賀川:いい位置へ上がって点を取れなかったときの悔しさは、中村憲剛は身にしみているハズで、だからこそ練習を積んでいるのだと思う。最近サッカーマガジンで大分ウェズレイの話を読んだが、彼は名古屋時代からずっと体の使い方やボールの押さえ方など注目していたプレーヤーだった。彼の話によると、ウェズレイはもともとブラジルではMF、ボランチだったらしい。日本でFWをやれと言われて、点取り屋になったということですヨ。いわばプレーヤーとして若いときからストライカーであったのでなくて、経験を重ねてからポジションが変わり、自分の仕事としてポジションプレーに取り組んだということ。それが外国人として100得点の記録となった。

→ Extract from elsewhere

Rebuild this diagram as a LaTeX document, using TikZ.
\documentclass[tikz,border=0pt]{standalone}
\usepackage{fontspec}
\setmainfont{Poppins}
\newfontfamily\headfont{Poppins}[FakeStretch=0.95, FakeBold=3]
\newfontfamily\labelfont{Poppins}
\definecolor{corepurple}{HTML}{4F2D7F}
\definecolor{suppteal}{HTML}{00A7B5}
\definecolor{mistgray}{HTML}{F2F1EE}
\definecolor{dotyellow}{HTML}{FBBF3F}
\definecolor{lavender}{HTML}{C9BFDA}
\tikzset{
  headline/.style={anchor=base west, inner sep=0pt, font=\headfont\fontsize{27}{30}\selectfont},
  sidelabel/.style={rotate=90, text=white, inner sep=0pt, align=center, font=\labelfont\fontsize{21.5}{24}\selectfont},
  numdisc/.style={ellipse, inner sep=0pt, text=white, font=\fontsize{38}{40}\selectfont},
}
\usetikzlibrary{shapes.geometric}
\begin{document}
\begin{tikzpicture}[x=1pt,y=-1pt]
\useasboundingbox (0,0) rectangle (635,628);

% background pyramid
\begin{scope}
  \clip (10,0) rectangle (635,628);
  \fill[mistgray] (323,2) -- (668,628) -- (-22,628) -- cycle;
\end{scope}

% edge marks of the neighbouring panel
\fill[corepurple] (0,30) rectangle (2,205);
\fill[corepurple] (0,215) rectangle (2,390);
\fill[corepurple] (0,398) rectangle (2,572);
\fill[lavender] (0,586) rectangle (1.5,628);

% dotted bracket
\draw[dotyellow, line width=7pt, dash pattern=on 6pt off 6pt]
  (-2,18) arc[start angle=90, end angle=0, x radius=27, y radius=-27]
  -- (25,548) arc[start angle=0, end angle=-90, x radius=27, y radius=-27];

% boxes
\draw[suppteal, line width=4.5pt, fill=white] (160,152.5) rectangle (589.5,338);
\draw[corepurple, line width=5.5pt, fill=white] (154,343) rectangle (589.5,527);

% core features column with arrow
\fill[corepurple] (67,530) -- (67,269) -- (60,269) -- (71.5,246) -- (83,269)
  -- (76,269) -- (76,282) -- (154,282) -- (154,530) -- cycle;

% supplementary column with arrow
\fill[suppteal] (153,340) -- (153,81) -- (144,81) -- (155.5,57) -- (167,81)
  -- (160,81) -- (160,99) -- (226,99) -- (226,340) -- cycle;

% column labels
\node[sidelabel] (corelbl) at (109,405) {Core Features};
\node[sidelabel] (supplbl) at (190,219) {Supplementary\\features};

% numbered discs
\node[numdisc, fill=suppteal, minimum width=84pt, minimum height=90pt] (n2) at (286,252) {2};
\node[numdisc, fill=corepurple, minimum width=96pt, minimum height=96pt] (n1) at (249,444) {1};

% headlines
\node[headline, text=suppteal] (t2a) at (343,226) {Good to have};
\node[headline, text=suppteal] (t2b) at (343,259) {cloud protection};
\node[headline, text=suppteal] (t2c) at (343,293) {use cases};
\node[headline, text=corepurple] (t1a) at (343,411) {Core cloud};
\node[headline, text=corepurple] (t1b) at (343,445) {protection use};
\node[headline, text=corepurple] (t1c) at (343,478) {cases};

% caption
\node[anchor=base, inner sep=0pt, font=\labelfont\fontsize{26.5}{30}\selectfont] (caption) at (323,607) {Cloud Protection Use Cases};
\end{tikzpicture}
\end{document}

――そういえば、川崎フロンターレジュニーニョにも同じ話がありましたね。

賀川:彼はパスが上手い。組み立てやドリブルに特徴があるとされていたが、やはり得点しようとシュート練習を繰り返してきたし、いまも続けているそうだヨ。
 だから大切なのはゴールへの意欲、シュートの練習で、このことに気付いてもっと練習すれば成果はあがるはずです。

――オランダ戦でノーゴール、ガーナ戦でも45分は無得点だった日本の遠征シリーズ最初のゴールが、中村憲剛の走り上がってのシュートでしたね。

賀川:この試合でも、前半に惜しいチャンスを失敗したが、それにもくじけずにゴールを目指したところがいい。当然、こういうノッているときは失敗についても反省し、工夫し、練習するものですヨ。

――皆が憲剛のようにひたむきに――ということですね。

賀川:これから半年間、もちろんW杯本大会まで短いようで長くもあるから、コンディショニングは充分考えなくてはいけないけれど、自分の技術や体力の向上を個人が心がければ、自身もそうだしチーム全体も伸びる。

――長友佑都の対ガーナ戦、後半の動きはすごかったですからね。

賀川:体力があるのは本人も自分の特色と思っているハズ。サイドの選手というのはそうでなくてはね。イケると見て積極的に突っかけていった。チーム2点目の玉田圭司のシュートは彼のパスからだった。もっとも、相手がフラフラであまりにも上手くゆきすぎた感はあるが……。それも気迫、意欲のおかげですヨ。